- [The data]

------------------------------------

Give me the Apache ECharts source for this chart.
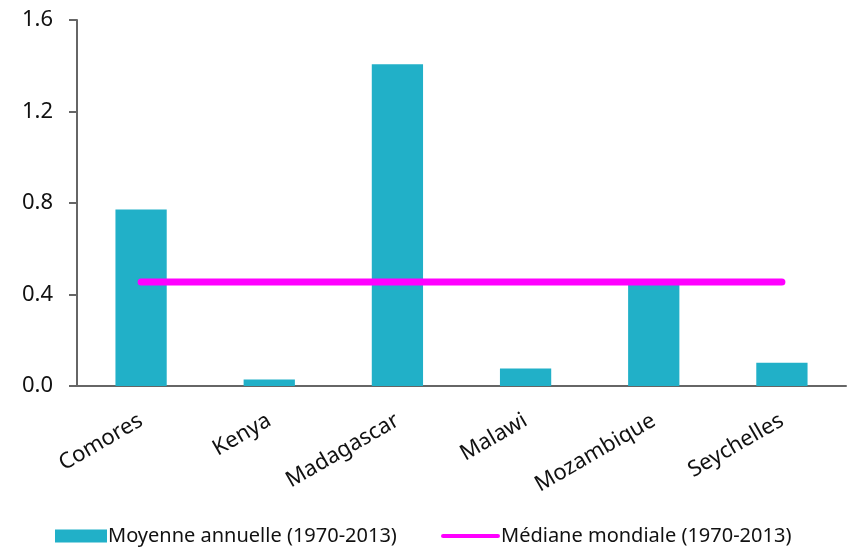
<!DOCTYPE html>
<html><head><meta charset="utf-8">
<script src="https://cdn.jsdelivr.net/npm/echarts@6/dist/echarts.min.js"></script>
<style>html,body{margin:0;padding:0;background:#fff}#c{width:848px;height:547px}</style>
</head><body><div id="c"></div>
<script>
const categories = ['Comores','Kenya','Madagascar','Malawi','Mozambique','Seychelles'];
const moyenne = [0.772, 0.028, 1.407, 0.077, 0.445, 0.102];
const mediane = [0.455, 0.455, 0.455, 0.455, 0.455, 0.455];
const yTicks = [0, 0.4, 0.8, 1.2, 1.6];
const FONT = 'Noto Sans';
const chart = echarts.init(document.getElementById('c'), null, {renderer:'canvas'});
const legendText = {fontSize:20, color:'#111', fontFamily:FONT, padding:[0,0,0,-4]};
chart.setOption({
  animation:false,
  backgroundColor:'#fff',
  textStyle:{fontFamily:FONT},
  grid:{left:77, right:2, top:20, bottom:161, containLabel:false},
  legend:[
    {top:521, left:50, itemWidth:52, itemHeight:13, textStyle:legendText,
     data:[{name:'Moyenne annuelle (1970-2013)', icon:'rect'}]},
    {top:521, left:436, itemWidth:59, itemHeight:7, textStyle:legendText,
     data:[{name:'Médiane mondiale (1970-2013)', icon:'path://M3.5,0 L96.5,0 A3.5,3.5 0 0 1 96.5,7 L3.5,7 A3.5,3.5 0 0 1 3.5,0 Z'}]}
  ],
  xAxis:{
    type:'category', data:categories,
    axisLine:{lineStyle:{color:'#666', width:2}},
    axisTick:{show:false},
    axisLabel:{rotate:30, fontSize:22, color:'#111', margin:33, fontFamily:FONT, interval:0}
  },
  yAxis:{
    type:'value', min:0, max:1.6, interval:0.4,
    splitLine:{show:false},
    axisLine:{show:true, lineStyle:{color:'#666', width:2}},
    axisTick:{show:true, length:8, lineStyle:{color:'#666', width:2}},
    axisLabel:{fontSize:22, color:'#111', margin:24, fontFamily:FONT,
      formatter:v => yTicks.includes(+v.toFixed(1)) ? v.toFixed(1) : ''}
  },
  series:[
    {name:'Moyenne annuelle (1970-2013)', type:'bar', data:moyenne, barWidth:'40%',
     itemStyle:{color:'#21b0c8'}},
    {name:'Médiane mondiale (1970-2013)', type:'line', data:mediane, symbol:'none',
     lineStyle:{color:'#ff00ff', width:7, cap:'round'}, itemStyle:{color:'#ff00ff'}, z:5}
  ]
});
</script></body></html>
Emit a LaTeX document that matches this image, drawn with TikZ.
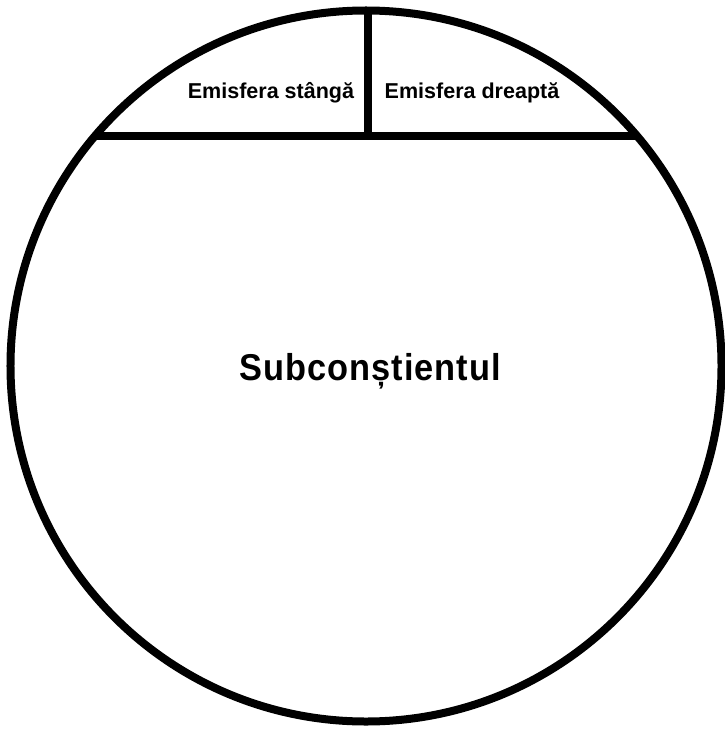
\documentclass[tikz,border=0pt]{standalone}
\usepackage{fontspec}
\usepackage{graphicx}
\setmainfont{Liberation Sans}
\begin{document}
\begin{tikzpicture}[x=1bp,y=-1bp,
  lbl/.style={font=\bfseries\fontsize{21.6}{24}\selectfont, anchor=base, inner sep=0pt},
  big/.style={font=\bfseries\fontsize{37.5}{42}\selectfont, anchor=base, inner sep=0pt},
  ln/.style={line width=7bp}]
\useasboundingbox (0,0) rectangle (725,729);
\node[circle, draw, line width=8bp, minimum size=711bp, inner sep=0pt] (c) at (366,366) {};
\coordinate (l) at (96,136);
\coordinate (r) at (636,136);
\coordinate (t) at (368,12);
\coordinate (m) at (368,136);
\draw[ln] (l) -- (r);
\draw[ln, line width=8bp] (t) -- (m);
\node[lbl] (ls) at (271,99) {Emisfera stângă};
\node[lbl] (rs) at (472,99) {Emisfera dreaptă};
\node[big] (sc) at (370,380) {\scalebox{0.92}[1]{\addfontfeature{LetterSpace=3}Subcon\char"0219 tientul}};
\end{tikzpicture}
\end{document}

------------------------------------

- [Task brief] Output all of the records exactly as they appear above, but not the pictures.

- [Final result]
Give me the Apache ECharts source for this chart.
<!DOCTYPE html>
<html><head><meta charset="utf-8">
<script src="https://cdn.jsdelivr.net/npm/echarts@6/dist/echarts.min.js"></script>
<style>html,body{margin:0;padding:0;background:#fff}#c{width:848px;height:547px}</style>
</head><body><div id="c"></div>
<script>
const categories = ['Comores','Kenya','Madagascar','Malawi','Mozambique','Seychelles'];
const moyenne = [0.772, 0.028, 1.407, 0.077, 0.445, 0.102];
const mediane = [0.455, 0.455, 0.455, 0.455, 0.455, 0.455];
const yTicks = [0, 0.4, 0.8, 1.2, 1.6];
const FONT = 'Noto Sans';
const chart = echarts.init(document.getElementById('c'), null, {renderer:'canvas'});
const legendText = {fontSize:20, color:'#111', fontFamily:FONT, padding:[0,0,0,-4]};
chart.setOption({
  animation:false,
  backgroundColor:'#fff',
  textStyle:{fontFamily:FONT},
  grid:{left:77, right:2, top:20, bottom:161, containLabel:false},
  legend:[
    {top:521, left:50, itemWidth:52, itemHeight:13, textStyle:legendText,
     data:[{name:'Moyenne annuelle (1970-2013)', icon:'rect'}]},
    {top:521, left:436, itemWidth:59, itemHeight:7, textStyle:legendText,
     data:[{name:'Médiane mondiale (1970-2013)', icon:'path://M3.5,0 L96.5,0 A3.5,3.5 0 0 1 96.5,7 L3.5,7 A3.5,3.5 0 0 1 3.5,0 Z'}]}
  ],
  xAxis:{
    type:'category', data:categories,
    axisLine:{lineStyle:{color:'#666', width:2}},
    axisTick:{show:false},
    axisLabel:{rotate:30, fontSize:22, color:'#111', margin:33, fontFamily:FONT, interval:0}
  },
  yAxis:{
    type:'value', min:0, max:1.6, interval:0.4,
    splitLine:{show:false},
    axisLine:{show:true, lineStyle:{color:'#666', width:2}},
    axisTick:{show:true, length:8, lineStyle:{color:'#666', width:2}},
    axisLabel:{fontSize:22, color:'#111', margin:24, fontFamily:FONT,
      formatter:v => yTicks.includes(+v.toFixed(1)) ? v.toFixed(1) : ''}
  },
  series:[
    {name:'Moyenne annuelle (1970-2013)', type:'bar', data:moyenne, barWidth:'40%',
     itemStyle:{color:'#21b0c8'}},
    {name:'Médiane mondiale (1970-2013)', type:'line', data:mediane, symbol:'none',
     lineStyle:{color:'#ff00ff', width:7, cap:'round'}, itemStyle:{color:'#ff00ff'}, z:5}
  ]
});
</script></body></html>
Emit a LaTeX document that matches this image, drawn with TikZ.
\documentclass[tikz,border=0pt]{standalone}
\usepackage{fontspec}
\usepackage{graphicx}
\setmainfont{Liberation Sans}
\begin{document}
\begin{tikzpicture}[x=1bp,y=-1bp,
  lbl/.style={font=\bfseries\fontsize{21.6}{24}\selectfont, anchor=base, inner sep=0pt},
  big/.style={font=\bfseries\fontsize{37.5}{42}\selectfont, anchor=base, inner sep=0pt},
  ln/.style={line width=7bp}]
\useasboundingbox (0,0) rectangle (725,729);
\node[circle, draw, line width=8bp, minimum size=711bp, inner sep=0pt] (c) at (366,366) {};
\coordinate (l) at (96,136);
\coordinate (r) at (636,136);
\coordinate (t) at (368,12);
\coordinate (m) at (368,136);
\draw[ln] (l) -- (r);
\draw[ln, line width=8bp] (t) -- (m);
\node[lbl] (ls) at (271,99) {Emisfera stângă};
\node[lbl] (rs) at (472,99) {Emisfera dreaptă};
\node[big] (sc) at (370,380) {\scalebox{0.92}[1]{\addfontfeature{LetterSpace=3}Subcon\char"0219 tientul}};
\end{tikzpicture}
\end{document}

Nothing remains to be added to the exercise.